2022, NR, 87 min. Directed by Ori Segev, Noah Dixon. Starring Sylvie Mix, Bobbi Kitten, Abdul Seidu, Rachel Keefe, Drew Johnson.
REVIEWED By Richard Whittaker, Fri., July 8, 2022
While slow-bubble psychodrama Poser might be deeply entrenched in the art rock scene of Columbus, Ohio, there's a comfortable recognizability to its depiction of underground gigs, halfway-informed discussions on creativity. We've all been there, in that cheap beer demimonde where sloppy precision is everything, and the next big thing is everywhere else's fifth-on-the-bill touring act. But Poser, the debut feature from local filmmakers Ori Segev and Noah Dixon, is so in love with the scene from which it draws, with the bands given momentary cameos, with the cool hipness and store brand subversion of it all, that they never seem quite capable of giving it the critique for which they seem to aim.
Smoky, hazy, dreamdrift cinematography courtesy of Logan Floyd gives Poser a poignancy and glow that is alluring but never quite captures the piss-trough stink and spilled-drink stickiness of an actual underground art scene. It's also very much a mash note to electro-pop duo Damn the Witch Siren (appearing as themselves) and especially to Bobbi Kitten (charismatic and wild, appearing as a fictionalized version of herself), somewhat stalked by the wannabe artist/wannabe somebody Lennon (Mix, deliberately if sometimes frustratingly a cypher). The young follower has inserted herself into the $5 cover music scene through meekly asking local creatives to be on her podcast, a show that no one ever seems to wonder why they've never actually heard an episode of. But mostly it becomes an excuse for Lennon to insinuate herself into Kitten's world, as Poser increasingly becomes an arthouse Single White Female told from the perspective of Jennifer Jason Leigh's character.

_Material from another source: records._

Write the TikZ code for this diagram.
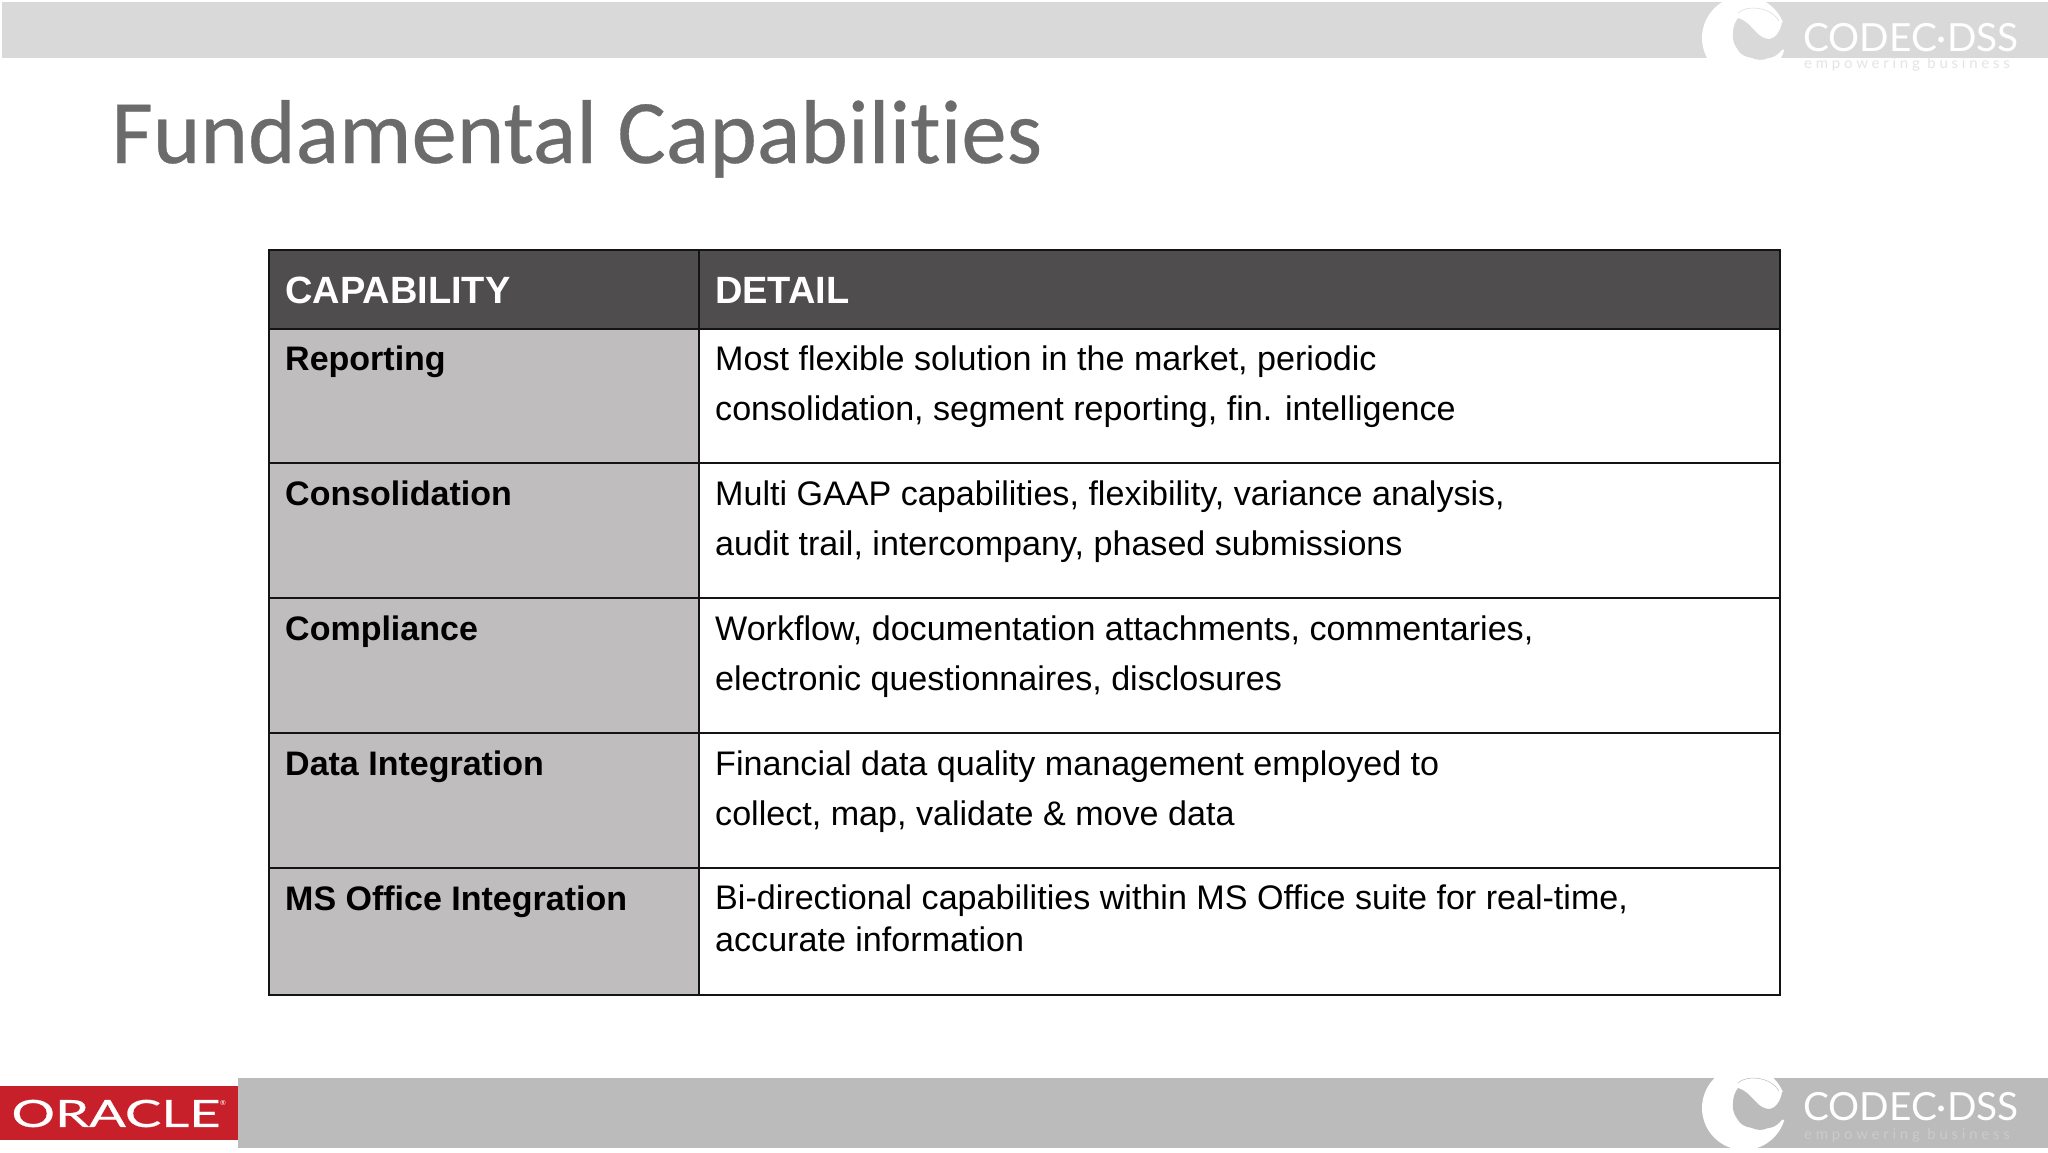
\documentclass[tikz,border=0pt]{standalone}
\usepackage{fontspec}
\setmainfont{Liberation Sans}
\newfontfamily\titlefont[Ligatures=NoCommon,FakeBold=0.35]{Carlito}
\newfontfamily\logofont{Lato}
\newfontfamily\oraclefont[FakeBold=0.5]{Lato}
\newfontfamily\logosubfont[LetterSpace=25]{Lato}
\definecolor{topband}{HTML}{D9D9D9}
\definecolor{botband}{HTML}{BCBBBC}
\definecolor{headfill}{HTML}{4F4D4E}
\definecolor{capfill}{HTML}{BFBDBE}
\definecolor{titlegrey}{HTML}{6B6B6B}
\definecolor{oraclered}{HTML}{C8202A}
\definecolor{tickline}{HTML}{141414}
\definecolor{subtop}{HTML}{E4E4E4}
\definecolor{subbot}{HTML}{CCCBCC}
\tikzset{
  x=1pt,y=-1pt,
  band/.style={inner sep=0,outer sep=0,anchor=north west},
  cell/.style={draw=tickline,line width=2.2pt,inner sep=0,outer sep=0,anchor=north west},
  headtext/.style={font=\fontsize{38}{38}\selectfont\bfseries,text=white,inner sep=0,anchor=base west},
  captext/.style={font=\fontsize{34}{35}\selectfont\bfseries,text=black,inner sep=0,anchor=base west},
  dettext/.style={font=\fontsize{34.1}{49.4}\selectfont,text=black,inner sep=0,anchor=north west,align=left},
  logomain/.style={font=\logofont\fontsize{38.8}{39}\selectfont,text=white,inner sep=0,anchor=base west},
  logosub/.style={font=\logosubfont\fontsize{15}{15}\selectfont,inner sep=0,anchor=base west},
}
\begin{document}
\begin{tikzpicture}
\useasboundingbox (0,0) rectangle (2048,1152);
\fill[white] (0,0) rectangle (2048,1152);
\node[band,fill=topband,minimum width=2046pt,minimum height=56pt] (topbar) at (2,2) {};
\node[band,fill=botband,minimum width=1810pt,minimum height=70pt] (botbar) at (238,1078) {};
\node[band,fill=oraclered,minimum width=238pt,minimum height=54pt] (oracle) at (0,1086) {};
\node[font=\oraclefont\fontsize{37.5}{38}\selectfont,text=white,inner sep=0,xscale=1.45] (oracletext) at (116,1113.5) {ORACLE};
\node[font=\logofont\fontsize{7}{7}\selectfont,text=white,inner sep=0] (oraclereg) at (223,1103) {®};
\node[titlegrey,font=\titlefont\fontsize{90.7}{92}\selectfont,inner sep=0,anchor=base west] (title) at (111,163) {Fundamental Capabilities};

% header
\node[cell,fill=headfill,minimum width=430pt,minimum height=79pt] (h1) at (269,250) {};
\node[cell,fill=headfill,minimum width=1081pt,minimum height=79pt] (h2) at (699,250) {};
% rows
\foreach \n/\y/\h in {1/329/134,2/463/135,3/598/135,4/733/135,5/868/127}{
  \node[cell,fill=capfill,minimum width=430pt,minimum height=\h pt] (c\n) at (269,\y) {};
  \node[cell,fill=white,minimum width=1081pt,minimum height=\h pt] (d\n) at (699,\y) {};
}
\node[headtext] (th1) at (285,303) {CAPABILITY};
\node[headtext] (th2) at (715,303) {DETAIL};

\node[captext] (l1) at (285,370) {Reporting};
\node[captext] (l2) at (285,505) {Consolidation};
\node[captext] (l3) at (285,640) {Compliance};
\node[captext] (l4) at (285,775) {Data Integration};
\node[captext] (l5) at (285,910) {MS Office Integration};

\node[dettext] (t1) at (715,346) {Most flexible solution in the market, periodic\\consolidation, segment reporting, fin. intelligence};
\node[dettext] (t2) at (715,481) {Multi GAAP capabilities, flexibility, variance analysis,\\audit trail, intercompany, phased submissions};
\node[dettext] (t3) at (715,616) {Workflow, documentation attachments, commentaries,\\electronic questionnaires, disclosures};
\node[dettext] (t4) at (715,751) {Financial data quality management employed to\\collect, map, validate \& move data};
\node[dettext,font=\fontsize{34.1}{41.6}\selectfont] (t5) at (715,885) {Bi-directional capabilities within MS Office suite for real-time,\\accurate information};

% logos
\foreach \yy/\bg/\sub/\tag/\by/\sy in {38/topband/subtop/a/51/68,1108/botband/subbot/b/1120/1139}{
  \begin{scope}[shift={(1744,\yy)}]
    \fill[white] (0,0) circle[radius=42];
    \fill[\bg] (-6,-20) .. controls (3,-17) and (7,-11) .. (13,-5)
       .. controls (17,-1) and (21,1) .. (26,1)
       .. controls (32,0) and (37,-8) .. (38,-16)
       -- (46,-16) -- (46,12) -- (41,12)
       .. controls (39,10) and (37,12) .. (36,14)
       .. controls (32,18) and (28,20) .. (24,20)
       .. controls (18,23) and (13,22) .. (8,20)
       .. controls (1,19) and (-4,16) .. (-6,12)
       .. controls (-10,7) and (-12,1) .. (-11,-5)
       .. controls (-11,-11) and (-9,-16) .. (-6,-20) -- cycle;
    \draw[\bg,line width=0.5pt] (-6,-25) .. controls (2,-33) and (26,-32) .. (35,-17);
  \end{scope}
  \node[logomain] (main\tag) at (1803,\by) {CODEC·DSS};
  \node[logosub,text=\sub] (sub\tag) at (1804,\sy) {empowering business};
}
\end{tikzpicture}
\end{document}
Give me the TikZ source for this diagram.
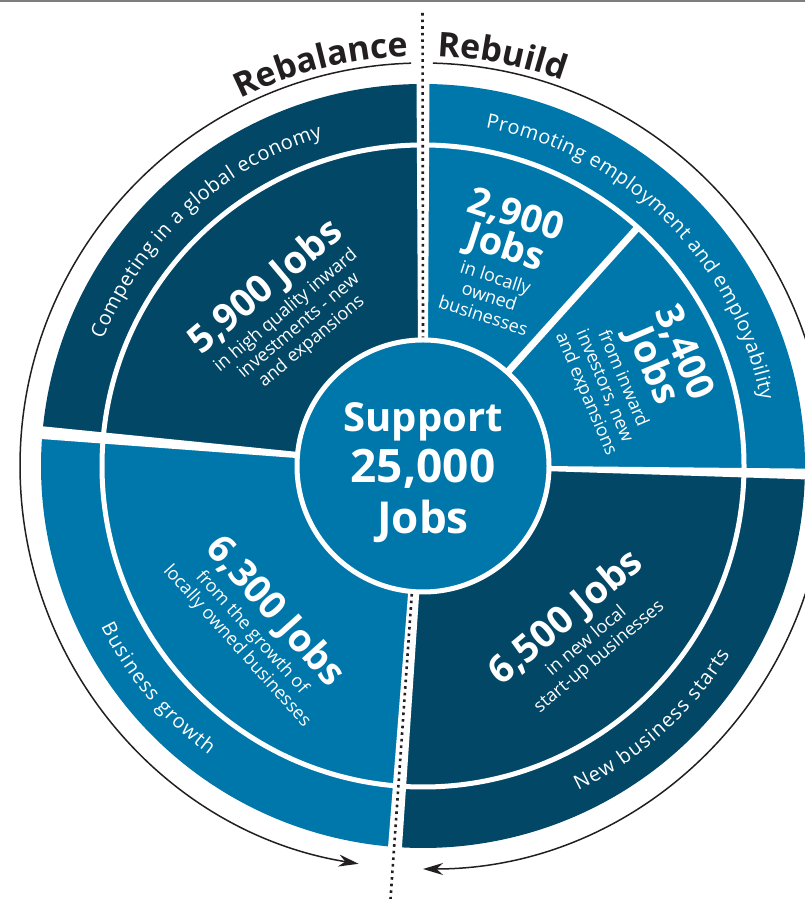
\documentclass[tikz,border=0pt]{standalone}
\usepackage{fontspec}
\setmainfont{Open Sans}
\usepackage{tikz}
\usetikzlibrary{calc, positioning, arrows.meta, decorations.text}

\definecolor{navyseg}{RGB}{2,71,102}
\definecolor{oceanseg}{RGB}{0,119,170}
\definecolor{inkline}{RGB}{35,31,32}
\definecolor{pagerule}{RGB}{125,125,125}

\lineskiplimit=-100pt
\newcommand{\bignum}[1]{{\fontsize{38}{36}\selectfont\bfseries #1}}

\tikzset{
    jobtext/.style={text=white, align=center, inner sep=0pt, font=\fontsize{18}{20}\selectfont},
    ringlabel/.style={decorate, decoration={text along path, text align={fit to path}, text color=white}},
    sidelabel/.style={decorate, decoration={text along path, text align={fit to path}, text color=inkline}},
    sweep/.style={inkline, line width=1.5pt, -{Stealth[length=20pt, width=12pt]}},
    dotline/.style={inkline, line width=2.6pt, dash pattern=on 2.6pt off 4pt}
}

\begin{document}
\begin{tikzpicture}[x=1pt, y=1pt]
    \useasboundingbox (0,0) rectangle (805,899);
    \clip (0,0) rectangle (805,899);
    \coordinate (C) at (423,433);

    % page rule along the top
    \draw[pagerule, line width=2pt] (0,898) -- (805,898);

    % the four quarters
    \fill[navyseg] (C) -- +(90:382) arc[start angle=90, end angle=175, radius=382] -- cycle;
    \fill[oceanseg] (C) -- +(175:382) arc[start angle=175, end angle=265.8, radius=382] -- cycle;
    \fill[navyseg] (C) -- +(265.8:382) arc[start angle=265.8, end angle=358.8, radius=382] -- cycle;
    \fill[oceanseg] (C) -- +(-1.2:382) arc[start angle=-1.2, end angle=90, radius=382] -- cycle;

    % inner ring and the split of the top right quarter
    \draw[white, line width=5pt] (C) circle (321);
    \draw[white, line width=7pt] (C) -- +(48:321);

    % gaps between the quarters
    \foreach \a/\wi/\wo in {90/10/13, 175/6/13, 265.8/11/14, 358.8/5/11}
        \fill[white] ($(C)+(\a:120)+(\a+90:\wi/2)$) -- ($(C)+(\a:392)+(\a+90:\wo/2)$)
            -- ($(C)+(\a:392)+(\a-90:\wo/2)$) -- ($(C)+(\a:120)+(\a-90:\wi/2)$) -- cycle;

    % centre
    \node[circle, fill=oceanseg, draw=white, line width=5pt, minimum size=252pt, inner sep=0pt,
          text=white, align=center, font=\bfseries\fontsize{44}{51}\selectfont] (core) at (C)
          {\rule{0pt}{43pt}{\fontsize{40}{40}\selectfont Support}\\ {\fontsize{46}{46}\selectfont 25,000}\\ {\fontsize{44}{44}\selectfont Jobs}};

    % dotted divide
    \coordinate (dottop) at (422.5,886);
    \coordinate (dotbot) at (390.5,0);
    \draw[dotline] (dottop) -- (core.north);
    \draw[dotline] (core.265.8) -- (dotbot);

    % arrows round the wheel
    \draw[sweep] ($(C)+(91.7:403)$) arc[start angle=91.7, end angle=260.8, radius=403];
    \draw[sweep] ($(C)+(88.6:403)$) arc[start angle=88.6, end angle=-90, radius=403];

    \path[sidelabel, decoration={text={|\bfseries\fontsize{34}{34}\selectfont|Rebalance}}]
        ($(C)+(116.5:410)$) arc[start angle=116.5, end angle=92.5, radius=410];
    \path[sidelabel, decoration={text={|\bfseries\fontsize{34}{34}\selectfont|Rebuild}}]
        ($(C)+(88:410)$) arc[start angle=88, end angle=71, radius=410];

    % names of the quarters
    \path[ringlabel, decoration={text={|\fontsize{20}{20}\selectfont|Competing in a global economy}}]
        ($(C)+(158.5:344)$) arc[start angle=158.5, end angle=107, radius=344];
    \path[ringlabel, decoration={text={|\fontsize{20}{20}\selectfont|Promoting employment and employability}}]
        ($(C)+(79.5:344)$) arc[start angle=79.5, end angle=11, radius=344];
    \path[ringlabel, decoration={text={|\fontsize{20}{20}\selectfont|Business growth}}]
        ($(C)+(206.5:360)$) arc[start angle=206.5, end angle=233.5, radius=360];
    \path[ringlabel, decoration={text={|\fontsize{20}{20}\selectfont|New business starts}}]
        ($(C)+(-64.5:360)$) arc[start angle=-64.5, end angle=-31.5, radius=360];

    % jobs in each part
    \node[jobtext, rotate=40] (jobsglobal) at (286,588)
        {\bignum{5,900 Jobs}\\[5pt] in high quality inward\\ investments - new\\ and expansions};
    \node[jobtext, rotate=-18] (jobslocal) at (501,638)
        {\bignum{2,900}\\[14pt] \bignum{Jobs}\\[6pt] in locally\\ owned\\ businesses};
    \node[jobtext, rotate=-67] (jobsinward) at (638,527)
        {\bignum{3,400}\\[14pt] \bignum{Jobs}\\[6pt] from inward\\ investors, new\\ and expansions};
    \node[jobtext, rotate=-48] (jobsgrowth) at (259,273)
        {\bignum{6,300 Jobs}\\[5pt] from the growth of\\ locally owned businesses};
    \node[jobtext, rotate=40] (jobsstart) at (580,265)
        {\bignum{6,500 Jobs}\\[5pt] in new local\\ start-up businesses};
\end{tikzpicture}
\end{document}
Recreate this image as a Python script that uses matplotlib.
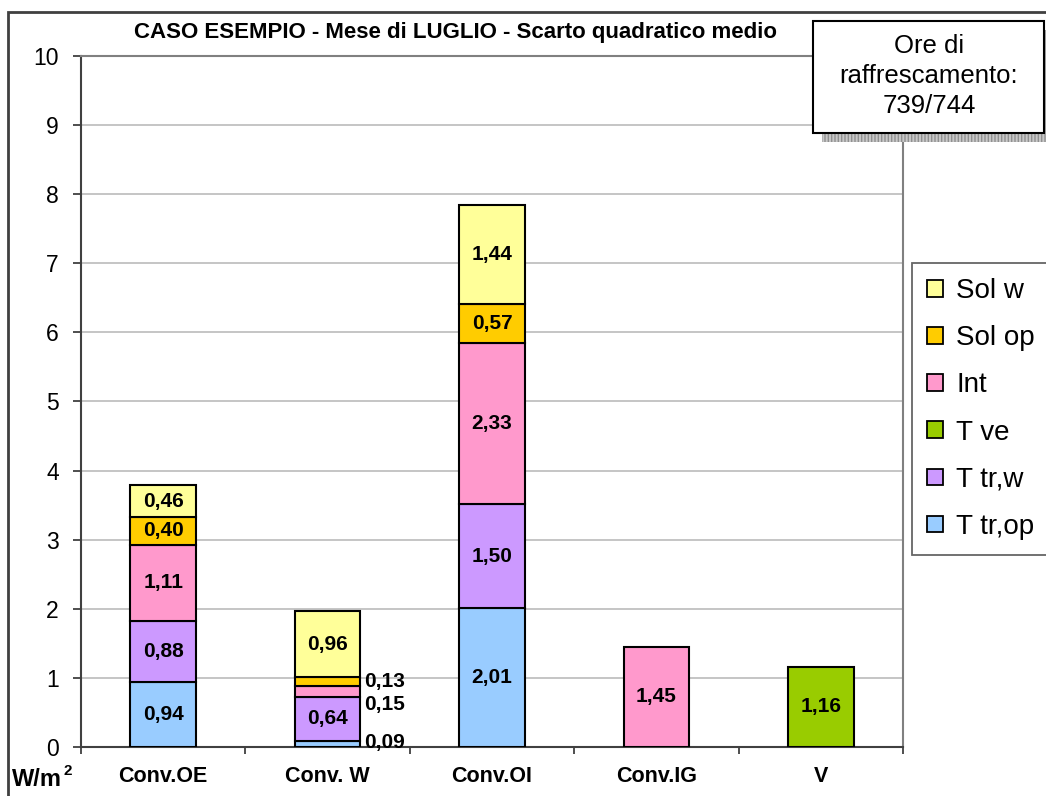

Part defanged Ingrid Goes West, part Our Band Could Be Your Life (and you may wish that part was the whole), Poser poses an intriguing conundrum for itself. Around the somewhat slight stalker plot is a film about the creative process and underground art scenes that's trying to explain both phenomena to audiences who probably won't spend much time at warehouse shows and backroom installations: Yet it's also so much a part of that scene that it can never quite extend that invite enough. It's funny in places, especially in the brief moments with Kitten's always-masked creative partner, Z Wolf. Sometimes that humor is inadvertent: That recognition of Columbus as just another spawn of the ur-scene may raise a chortle about how every town has a bunch of mediocre trios who pitch themselves with a descriptor that reads like an explosion in an exquisite corpse factory. Ultimately, it's as profound as the stoned guy on a couch, musing on the taste difference between a single chip folded on itself and two chips stacked.